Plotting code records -
···
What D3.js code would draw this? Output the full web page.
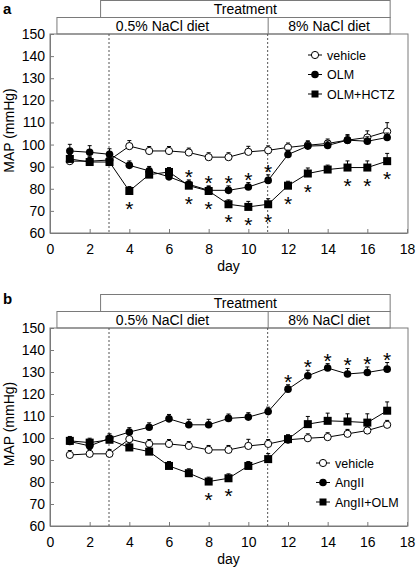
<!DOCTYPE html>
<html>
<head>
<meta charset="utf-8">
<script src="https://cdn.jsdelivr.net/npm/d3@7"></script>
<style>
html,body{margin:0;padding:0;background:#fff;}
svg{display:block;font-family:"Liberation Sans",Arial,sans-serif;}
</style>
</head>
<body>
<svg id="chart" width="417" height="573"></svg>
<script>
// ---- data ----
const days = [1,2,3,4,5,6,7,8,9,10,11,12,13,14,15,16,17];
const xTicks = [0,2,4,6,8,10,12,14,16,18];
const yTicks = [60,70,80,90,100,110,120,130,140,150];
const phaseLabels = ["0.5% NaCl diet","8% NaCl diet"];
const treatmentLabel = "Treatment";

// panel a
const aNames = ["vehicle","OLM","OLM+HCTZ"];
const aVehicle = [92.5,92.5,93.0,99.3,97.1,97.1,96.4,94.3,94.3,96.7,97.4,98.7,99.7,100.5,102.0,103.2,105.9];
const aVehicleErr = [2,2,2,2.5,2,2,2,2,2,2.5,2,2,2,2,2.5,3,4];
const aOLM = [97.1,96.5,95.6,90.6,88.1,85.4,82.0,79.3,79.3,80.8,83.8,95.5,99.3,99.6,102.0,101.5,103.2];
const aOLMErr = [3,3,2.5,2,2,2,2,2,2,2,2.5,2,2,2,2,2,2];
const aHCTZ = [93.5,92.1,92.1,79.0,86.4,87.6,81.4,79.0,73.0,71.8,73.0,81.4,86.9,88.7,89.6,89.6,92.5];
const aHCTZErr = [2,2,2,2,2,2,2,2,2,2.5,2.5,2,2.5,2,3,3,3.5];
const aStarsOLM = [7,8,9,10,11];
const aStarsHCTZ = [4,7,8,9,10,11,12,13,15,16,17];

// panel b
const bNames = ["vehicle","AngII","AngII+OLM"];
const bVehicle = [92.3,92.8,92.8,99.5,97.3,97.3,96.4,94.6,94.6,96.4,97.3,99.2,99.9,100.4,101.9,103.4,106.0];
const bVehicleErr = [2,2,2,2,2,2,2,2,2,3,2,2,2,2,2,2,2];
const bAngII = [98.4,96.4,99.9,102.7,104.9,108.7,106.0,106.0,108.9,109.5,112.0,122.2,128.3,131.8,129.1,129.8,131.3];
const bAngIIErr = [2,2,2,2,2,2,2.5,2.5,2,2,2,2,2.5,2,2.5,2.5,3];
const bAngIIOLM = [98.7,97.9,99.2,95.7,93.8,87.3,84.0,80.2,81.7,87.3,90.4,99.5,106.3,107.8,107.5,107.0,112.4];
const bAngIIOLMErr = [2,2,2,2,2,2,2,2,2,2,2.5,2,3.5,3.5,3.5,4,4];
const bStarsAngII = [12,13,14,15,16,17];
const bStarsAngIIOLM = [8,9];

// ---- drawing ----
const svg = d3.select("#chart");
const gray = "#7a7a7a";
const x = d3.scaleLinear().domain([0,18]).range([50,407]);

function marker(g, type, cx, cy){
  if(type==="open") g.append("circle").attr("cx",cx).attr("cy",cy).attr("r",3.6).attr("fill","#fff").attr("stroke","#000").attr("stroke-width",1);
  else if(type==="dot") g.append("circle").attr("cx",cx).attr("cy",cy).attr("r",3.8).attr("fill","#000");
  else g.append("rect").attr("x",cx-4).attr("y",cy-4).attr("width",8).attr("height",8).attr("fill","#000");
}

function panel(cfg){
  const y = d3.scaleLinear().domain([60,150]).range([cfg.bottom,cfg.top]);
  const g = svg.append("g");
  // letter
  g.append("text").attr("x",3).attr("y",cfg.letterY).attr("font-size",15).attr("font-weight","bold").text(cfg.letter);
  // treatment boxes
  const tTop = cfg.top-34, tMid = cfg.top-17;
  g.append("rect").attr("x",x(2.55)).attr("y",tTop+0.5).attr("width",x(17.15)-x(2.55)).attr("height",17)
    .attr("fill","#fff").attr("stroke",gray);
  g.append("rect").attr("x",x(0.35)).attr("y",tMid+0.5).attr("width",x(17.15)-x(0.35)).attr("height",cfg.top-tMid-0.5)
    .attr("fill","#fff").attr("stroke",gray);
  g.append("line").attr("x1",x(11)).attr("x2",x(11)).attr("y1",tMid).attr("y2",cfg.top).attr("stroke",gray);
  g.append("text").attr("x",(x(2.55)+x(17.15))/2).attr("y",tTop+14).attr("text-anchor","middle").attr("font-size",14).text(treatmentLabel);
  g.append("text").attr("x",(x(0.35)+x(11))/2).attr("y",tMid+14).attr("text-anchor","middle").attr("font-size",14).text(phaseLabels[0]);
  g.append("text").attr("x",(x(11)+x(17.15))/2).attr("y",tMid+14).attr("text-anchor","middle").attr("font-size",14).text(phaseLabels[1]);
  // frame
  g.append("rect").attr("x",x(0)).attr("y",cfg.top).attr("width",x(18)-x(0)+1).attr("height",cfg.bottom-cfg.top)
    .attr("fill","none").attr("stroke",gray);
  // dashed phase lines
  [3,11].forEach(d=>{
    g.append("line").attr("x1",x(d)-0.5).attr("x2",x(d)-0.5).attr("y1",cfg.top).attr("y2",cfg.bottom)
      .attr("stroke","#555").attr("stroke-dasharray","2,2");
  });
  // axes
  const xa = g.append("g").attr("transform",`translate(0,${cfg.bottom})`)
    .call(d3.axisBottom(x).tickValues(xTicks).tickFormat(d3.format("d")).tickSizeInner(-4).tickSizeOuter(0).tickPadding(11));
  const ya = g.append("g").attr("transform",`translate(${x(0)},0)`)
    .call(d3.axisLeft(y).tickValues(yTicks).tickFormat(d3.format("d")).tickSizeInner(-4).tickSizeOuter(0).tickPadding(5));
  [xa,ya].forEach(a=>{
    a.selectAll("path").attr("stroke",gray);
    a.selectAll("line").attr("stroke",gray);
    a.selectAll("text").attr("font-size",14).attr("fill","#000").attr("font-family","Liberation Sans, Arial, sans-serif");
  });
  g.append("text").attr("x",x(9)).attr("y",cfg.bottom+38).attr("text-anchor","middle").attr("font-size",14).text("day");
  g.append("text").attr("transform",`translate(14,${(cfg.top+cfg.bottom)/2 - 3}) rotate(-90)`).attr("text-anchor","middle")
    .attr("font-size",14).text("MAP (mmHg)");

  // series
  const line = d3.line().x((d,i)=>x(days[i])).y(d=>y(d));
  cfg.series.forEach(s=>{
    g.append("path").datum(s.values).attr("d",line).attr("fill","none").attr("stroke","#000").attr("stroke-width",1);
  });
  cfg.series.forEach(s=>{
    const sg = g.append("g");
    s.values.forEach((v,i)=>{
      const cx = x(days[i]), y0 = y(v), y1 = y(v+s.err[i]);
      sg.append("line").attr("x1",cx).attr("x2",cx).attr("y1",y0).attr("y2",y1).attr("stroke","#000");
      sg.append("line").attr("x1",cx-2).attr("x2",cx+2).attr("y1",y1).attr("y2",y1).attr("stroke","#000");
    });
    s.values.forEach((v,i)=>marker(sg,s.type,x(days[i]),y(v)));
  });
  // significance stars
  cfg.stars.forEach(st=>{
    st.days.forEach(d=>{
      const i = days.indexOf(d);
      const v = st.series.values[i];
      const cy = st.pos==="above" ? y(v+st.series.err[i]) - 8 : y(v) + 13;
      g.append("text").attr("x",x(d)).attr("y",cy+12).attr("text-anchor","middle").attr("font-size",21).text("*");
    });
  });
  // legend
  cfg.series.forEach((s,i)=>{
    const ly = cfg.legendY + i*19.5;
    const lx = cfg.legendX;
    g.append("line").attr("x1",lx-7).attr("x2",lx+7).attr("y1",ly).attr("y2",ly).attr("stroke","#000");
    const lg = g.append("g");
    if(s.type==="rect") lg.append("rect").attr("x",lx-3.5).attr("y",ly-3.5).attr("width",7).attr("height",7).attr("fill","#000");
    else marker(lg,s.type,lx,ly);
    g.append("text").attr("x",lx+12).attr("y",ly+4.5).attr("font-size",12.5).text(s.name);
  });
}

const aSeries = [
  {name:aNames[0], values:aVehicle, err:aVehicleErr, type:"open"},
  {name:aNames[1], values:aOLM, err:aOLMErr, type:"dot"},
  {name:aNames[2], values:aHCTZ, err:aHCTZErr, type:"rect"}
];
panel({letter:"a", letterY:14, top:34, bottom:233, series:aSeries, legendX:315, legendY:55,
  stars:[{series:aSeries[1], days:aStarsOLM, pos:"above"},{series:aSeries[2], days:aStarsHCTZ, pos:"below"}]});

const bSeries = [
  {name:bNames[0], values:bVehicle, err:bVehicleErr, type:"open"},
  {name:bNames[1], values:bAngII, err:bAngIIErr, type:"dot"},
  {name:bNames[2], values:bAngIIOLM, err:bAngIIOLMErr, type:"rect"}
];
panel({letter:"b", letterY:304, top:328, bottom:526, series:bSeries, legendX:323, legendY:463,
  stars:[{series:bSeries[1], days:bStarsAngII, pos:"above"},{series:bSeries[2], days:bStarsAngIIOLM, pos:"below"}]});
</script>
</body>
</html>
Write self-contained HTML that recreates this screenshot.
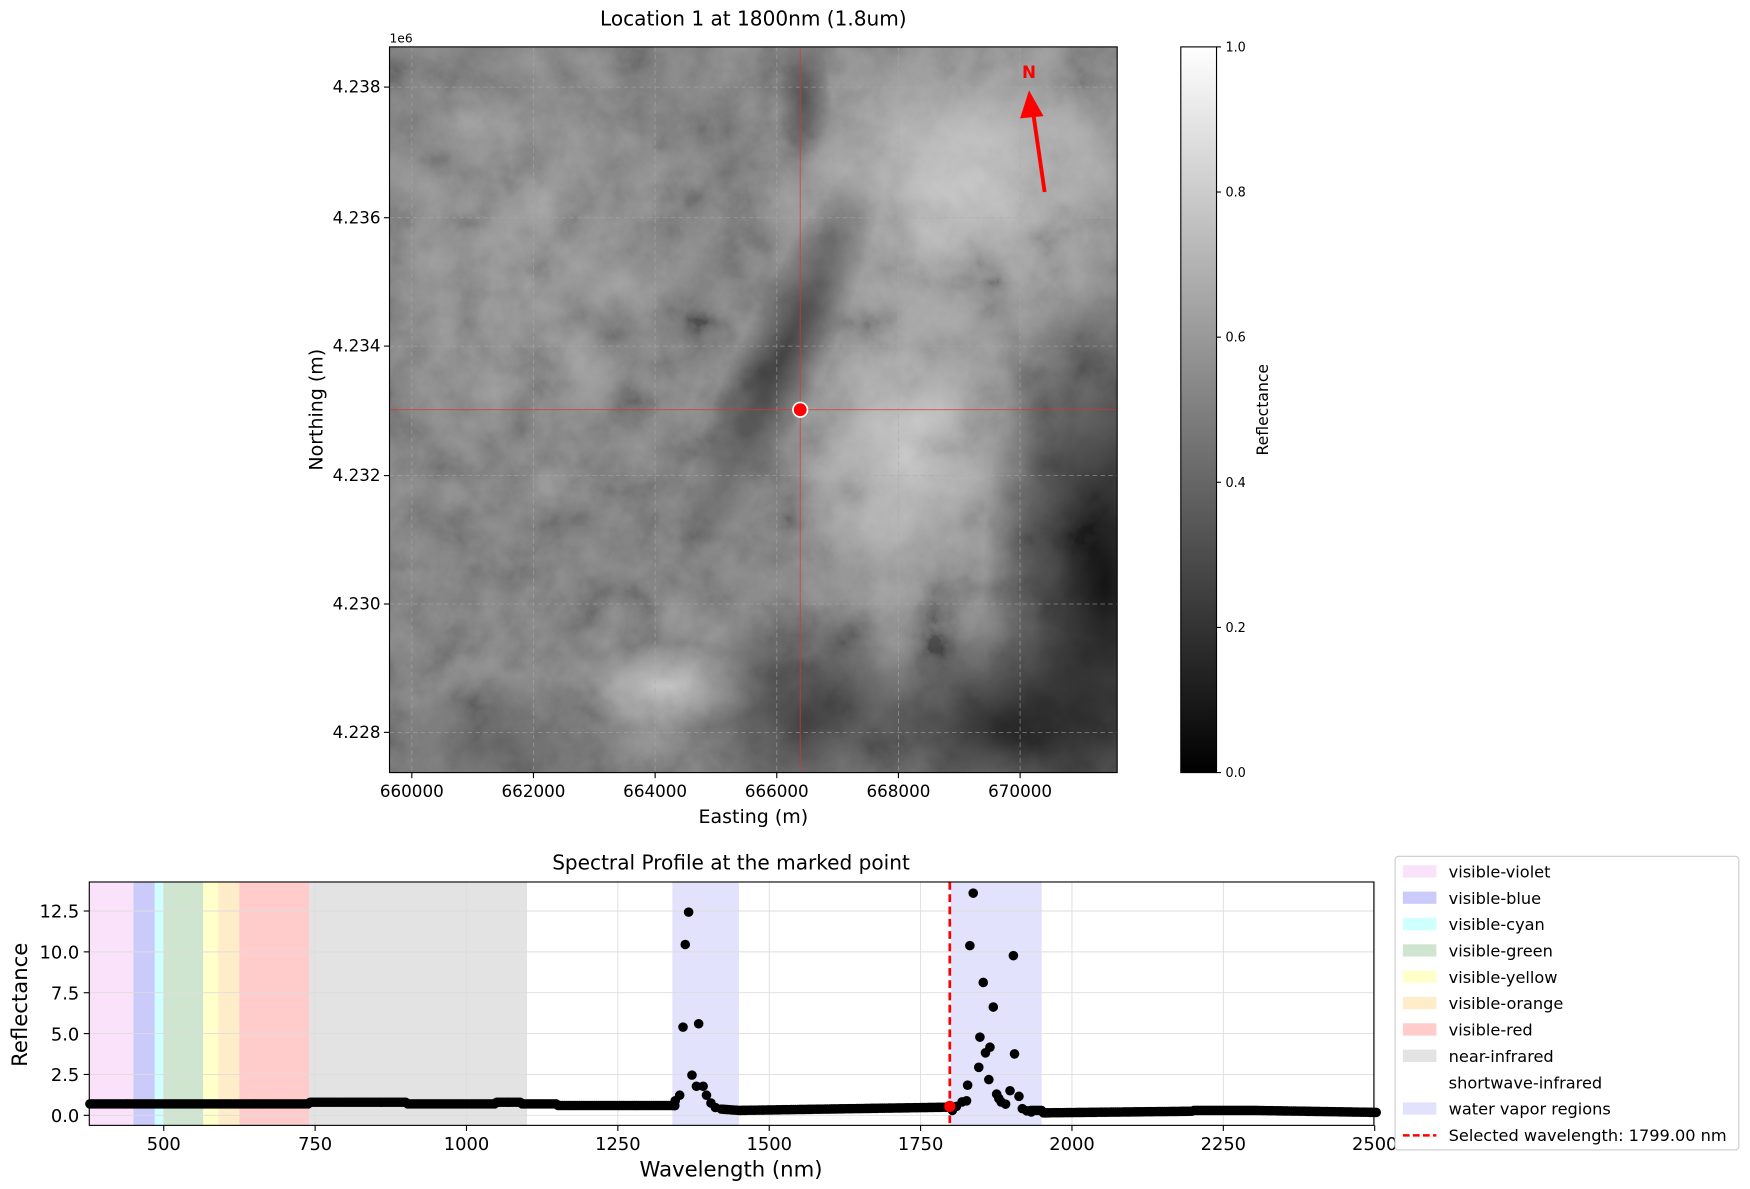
···
In the entries above, identify every line with the word "this". Copy those lines.

What D3.js code would draw this? Output the full web page.
Write self-contained HTML that recreates this screenshot.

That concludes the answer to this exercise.